Great communities make great companies, and community-building is now part of a broader shift in B2B businesses towards bottom-up growth. As part of that shift, companies are relying on communities as a key method for growing and engaging their user base, and moving from focusing on traditional marketing and direct sales to community growth and post-sales. Post-sale because a community member often already uses the product, so maturing them with the business is more about cultivating the user experience and turning them into community advocates than trying to convert them from a lead to a paying customer.
Yet, despite how central community is to having a successful business, the tooling to support founders in creating communities is abysmal.
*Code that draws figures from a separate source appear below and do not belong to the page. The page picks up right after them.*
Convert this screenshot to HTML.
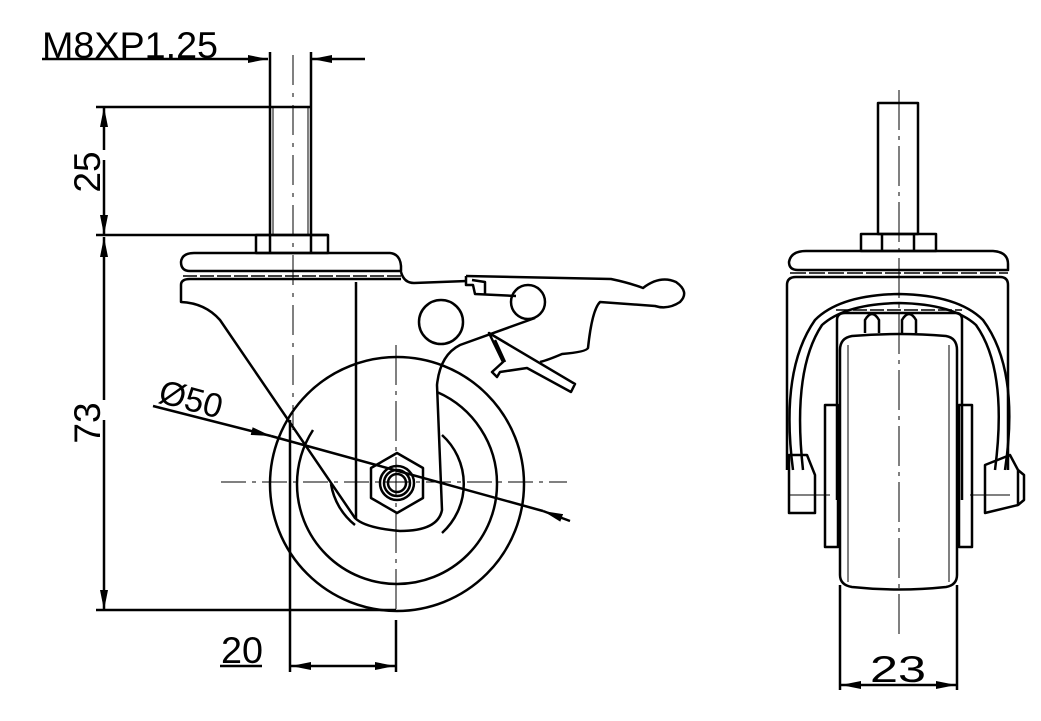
<!DOCTYPE html>
<html><head><meta charset="utf-8"><style>
html,body{margin:0;padding:0;background:#fff;}
svg{display:block}
text{font-family:"Liberation Sans",sans-serif;fill:#000;}
</style></head><body>
<svg width="1041" height="721" viewBox="0 0 1041 721" xmlns="http://www.w3.org/2000/svg">
<defs>
<marker id="ar" viewBox="0 0 20 8" refX="20" refY="4" markerWidth="20" markerHeight="8" markerUnits="userSpaceOnUse" orient="auto"><path d="M0,0 L20,4 L0,8 Z" fill="#000"/></marker>
</defs>
<g fill="none" stroke="#000" stroke-width="2.5" stroke-linejoin="round">
<!-- ===== LEFT VIEW ===== -->
<!-- M8 dim -->
<text x="42" y="58" font-size="37" stroke="none" textLength="176" lengthAdjust="spacingAndGlyphs">M8XP1.25</text>
<line x1="42" y1="59" x2="268" y2="59" marker-end="url(#ar)"/>
<line x1="365" y1="59" x2="312" y2="59" marker-end="url(#ar)"/>
<line x1="270" y1="52" x2="270" y2="235"/>
<line x1="311" y1="52" x2="311" y2="235"/>
<line x1="273" y1="107" x2="273" y2="235" stroke-width="1"/>
<line x1="308" y1="107" x2="308" y2="235" stroke-width="1"/>
<!-- 25 dim -->
<line x1="96" y1="107" x2="312" y2="107"/>
<line x1="96" y1="235" x2="328" y2="235"/>
<line x1="104" y1="150" x2="104" y2="107" marker-end="url(#ar)"/>
<line x1="104" y1="160" x2="104" y2="235" marker-end="url(#ar)"/>
<text transform="translate(100,172) rotate(-90)" font-size="37" text-anchor="middle" stroke="none">25</text>
<!-- 73 dim -->
<line x1="104" y1="400" x2="104" y2="237" marker-end="url(#ar)"/>
<line x1="104" y1="420" x2="104" y2="610" marker-end="url(#ar)"/>
<line x1="96" y1="610" x2="396" y2="610"/>
<text transform="translate(100,423) rotate(-90)" font-size="37" text-anchor="middle" stroke="none">73</text>
<!-- 20 dim -->
<line x1="290" y1="420" x2="290" y2="672"/>
<line x1="396" y1="620" x2="396" y2="672"/>
<line x1="220" y1="666" x2="262" y2="666"/>
<line x1="340" y1="666" x2="291" y2="666" marker-end="url(#ar)"/>
<line x1="340" y1="666" x2="395" y2="666" marker-end="url(#ar)"/>
<text x="221" y="663" font-size="37" stroke="none" textLength="42" lengthAdjust="spacingAndGlyphs">20</text>
<!-- centerlines -->
<line x1="293" y1="55" x2="293" y2="430" stroke-width="1" stroke-dasharray="30,8,4,8"/>
<line x1="221" y1="482" x2="567" y2="482" stroke-width="1" stroke-dasharray="25,6,4,6"/>
<line x1="396" y1="345" x2="396" y2="615" stroke-width="1" stroke-dasharray="40,6,4,6"/>
<!-- nut -->
<rect x="256" y="235" width="72" height="18"/>
<line x1="270" y1="235" x2="270" y2="253"/><line x1="311" y1="235" x2="311" y2="253"/>
<!-- top plate -->
<path d="M190,271 Q181,271 181,262 Q182,253 194,253 L390,253 Q400,254 401,266 L401,271 Z"/>
<line x1="183" y1="276" x2="401" y2="276" stroke-width="1.5" stroke-dasharray="14,3"/>
<!-- fork body -->
<path d="M401,272 Q404,283 414,283 L467,281"/>
<path d="M190,279 Q181,279 181,285 L181,302 Q205,303 220,320 L355,518 Q365,528 400,531 Q438,531 442,510 L437,385 Q440,355 460,345 L535,318"/>
<line x1="356" y1="282" x2="356" y2="518"/>
<line x1="190" y1="279" x2="401" y2="279"/>
<!-- circles of fork -->
<circle cx="441" cy="322" r="22"/>
<circle cx="528" cy="302" r="17"/>
<!-- lever -->
<path d="M466,276 L611,279 Q630,283 643,288 Q660,275 676,282 Q690,292 680,302 Q668,310 655,306 L600,302 Q592,310 588,348 Q586,352 562,354 Q548,360 540,362"/>
<path d="M466,276 L466,285 L473,285 L475,294 L516,296"/>
<path d="M472,280 L485,282 L485,294"/>
<!-- brake pedal -->
<path d="M489,333 L575,384 L571,392 L527,368 L500,372 L497,377 L492,372 L503,362 Z"/>
<path d="M495,340 L505,362"/>
<!-- wheel -->
<circle cx="397" cy="484" r="127"/>
<path d="M297,484 A100,100 0 0 0 497,484 A100,100 0 0 0 437,392"/>
<path d="M297,484 A100,100 0 0 1 313,430" />
<path d="M331,484 A66,66 0 0 0 355,525" />
<path d="M442,435 A66,66 0 0 1 442,533" />
<!-- hex -->
<polygon points="397,453 423,468 423,498 397,513 371,498 371,468"/>
<circle cx="397" cy="483" r="17"/>
<circle cx="397" cy="483" r="13"/>
<circle cx="397" cy="483" r="9"/>
<!-- Ø50 -->
<line x1="153" y1="406" x2="271" y2="436" marker-end="url(#ar)"/>
<line x1="271" y1="436" x2="543" y2="511"/>
<line x1="570" y1="521" x2="543" y2="511" marker-end="url(#ar)"/>
<text transform="translate(157,402) rotate(15)" font-size="34" stroke="none">Ø50</text>

<!-- ===== RIGHT VIEW ===== -->
<line x1="899" y1="90" x2="899" y2="640" stroke-width="1" stroke-dasharray="40,6,4,6"/>
<rect x="878" y="103" width="40" height="131"/>
<rect x="861" y="234" width="75" height="17"/>
<line x1="882" y1="234" x2="882" y2="251"/><line x1="914" y1="234" x2="914" y2="251"/>
<path d="M798,270 Q789,270 789,262 Q791,251 806,251 L993,251 Q1008,252 1008,264 L1008,270 Z"/>
<line x1="790" y1="273" x2="1008" y2="273" stroke-width="1.5" stroke-dasharray="16,3"/>
<path d="M787,470 L787,285 Q787,277 796,277 L1000,277 Q1008,277 1008,285 L1008,470"/>
<!-- bow -->
<path d="M793,470 Q780,370 815,320 Q840,295 899,294 Q958,295 983,320 Q1020,370 1005,470"/>
<path d="M803,470 Q792,370 822,325 Q845,304 899,303 Q953,304 976,325 Q1008,370 995,470"/>
<line x1="836" y1="310" x2="962" y2="310" stroke-width="1.5" stroke-dasharray="14,3"/>
<!-- inner fork -->
<path d="M837,500 L837,320 Q837,313 845,313 L956,313 Q962,313 962,320 L962,500"/>
<path d="M865,333 L865,320 Q872,308 879,320 L879,333"/>
<path d="M902,333 L902,320 Q909,308 916,320 L916,333"/>
<!-- wheel -->
<path d="M840,350 Q840,338 852,336 Q899,332 946,336 Q957,338 957,350 L957,575 Q957,585 946,587 Q899,592 852,587 Q840,585 840,575 Z"/>
<line x1="848" y1="345" x2="848" y2="582" stroke-width="1"/>
<line x1="949" y1="345" x2="949" y2="582" stroke-width="1"/>
<line x1="840" y1="585" x2="840" y2="690"/>
<line x1="957" y1="585" x2="957" y2="690"/>
<!-- axle plates -->
<rect x="825" y="405" width="13" height="142"/>
<rect x="959" y="405" width="13" height="142"/>
<!-- bolt heads -->
<path d="M789,455 L807,455 L815,475 L815,513 L789,513 Z"/>
<line x1="789" y1="495" x2="830" y2="495" stroke-width="1"/>
<path d="M985,465 L1010,455 L1018,470 L1018,505 L985,513 Z"/>
<path d="M1018,470 L1024,475 L1024,500 L1018,505"/>
<line x1="970" y1="495" x2="1010" y2="495" stroke-width="1"/>
<!-- 23 dim -->
<line x1="899" y1="685" x2="841" y2="685" marker-end="url(#ar)"/>
<line x1="899" y1="685" x2="956" y2="685" marker-end="url(#ar)"/>
<text x="870" y="682" font-size="37" stroke="none" textLength="56" lengthAdjust="spacingAndGlyphs">23</text>
</g>
</svg>
</body></html>
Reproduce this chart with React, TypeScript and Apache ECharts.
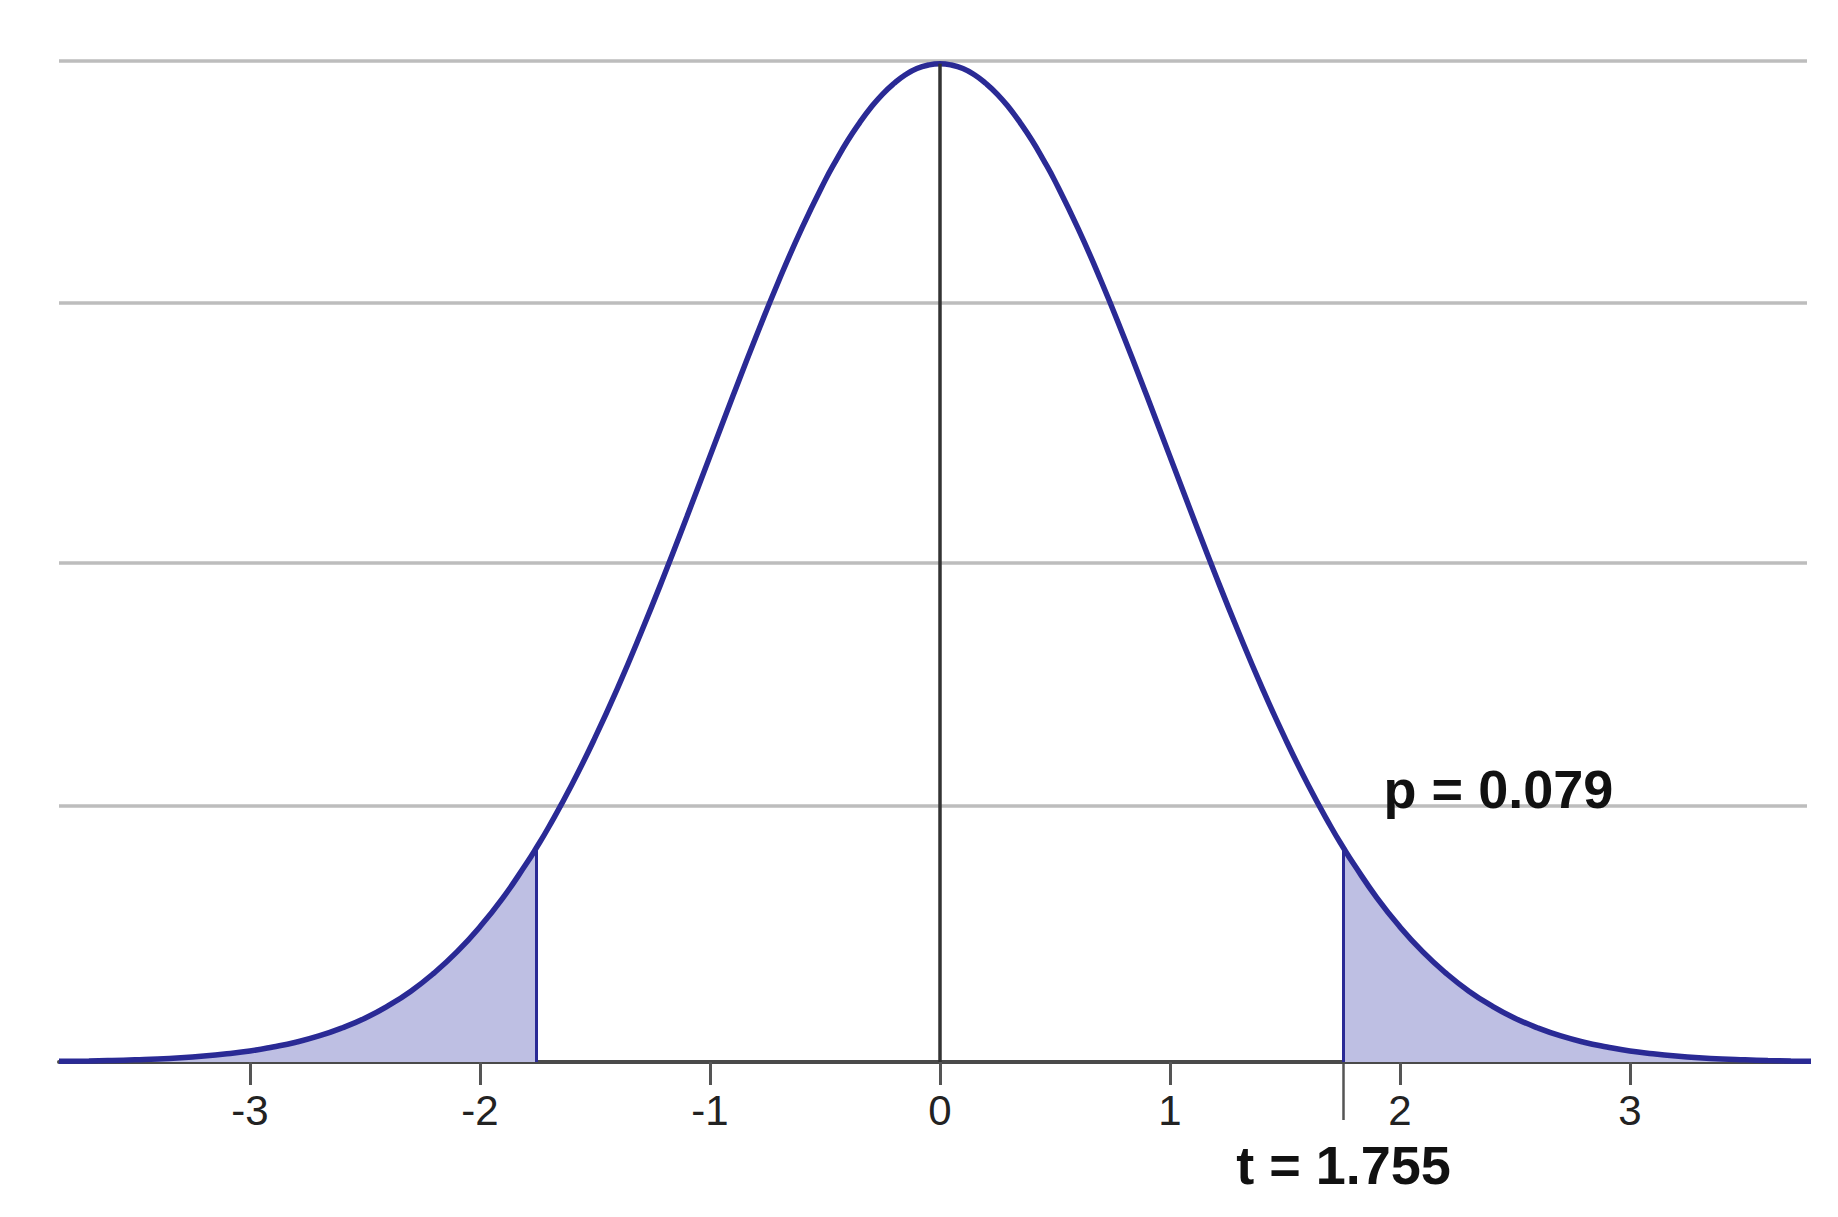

Worse than abysmal, really—it’s effectively non-existent. Take, for example, open source companies. It’s routine at board meetings to report open source metrics, GitHub stars, users in the Slack group, meetup attendance, downloads, members of the mailing list, etc., but these are vanity metrics for the most part. GitHub stars vary widely by sector—e.g. a front-end framework will have 10x the number of stars of core infrastructure, making benchmarking exercises misleading. Downloads are similarly meaningless due to automated downloads that obfuscate true usage. The growth in community members on mailing lists and chat channels is clearly a positive thing, but it doesn’t provide you with a good idea of the utility of those users to the actual business.
To companies targeting developers, community building is as important as traditional marketing is to traditional markets. Without them, there is no company. For these developer-centric companies, developer relations are often the first non-100% engineering hires, and the founders and early engineers are doing some “DevRel” themselves from day one by giving talks, creating content, and hosting events. However, community cultivation, opportunity scoring, qualification, and user maturity and conversion tracking are all done ad hoc in spreadsheets, Airtable, or crammed into existing marketing CRMs that were not built for the task—or just not done at all. We hear repeatedly how much demand there is for a purpose-built community management product.
Enter Orbit. Orbit helps companies grow and cultivate communities and tie them into the business, by centralizing community members’ identity and activities from GitHub, Twitter, and Discourse into one view with clear engagement metrics. The framework is broadly adopted by the devrel community, the product is already used by dozens of developer-focused companies such as Apollo, CircleCI, and RASA, and the feedback has been astounding.
I’m very excited to announce our investment in Orbit. The founders, Patrick Woods and Josh Dzielak, have a long history helping companies build communities. Along the way, they developed the Orbit Model, which they’ve written a lot about and has become a popular approach to community cultivation. We believe Patrick and Josh have the perfect backgrounds to understand this transition. Josh has led developer relations organizations and Patrick has led customer success, two of the critical functions needed to move a company to a community-centric model.
One of the key understandings that drives the Orbit vision is that a community is not a funnel and building a community is not about conversions, but making connections; cultivating dialog and engagement; being open and giving back; and creating value versus trying to capture it. The model has proven to be very effective, and now Orbit has built a product around it. We strongly believe Orbit is a must-have product for those building developer-focused companies. And if that’s you, we recommend you give it a try.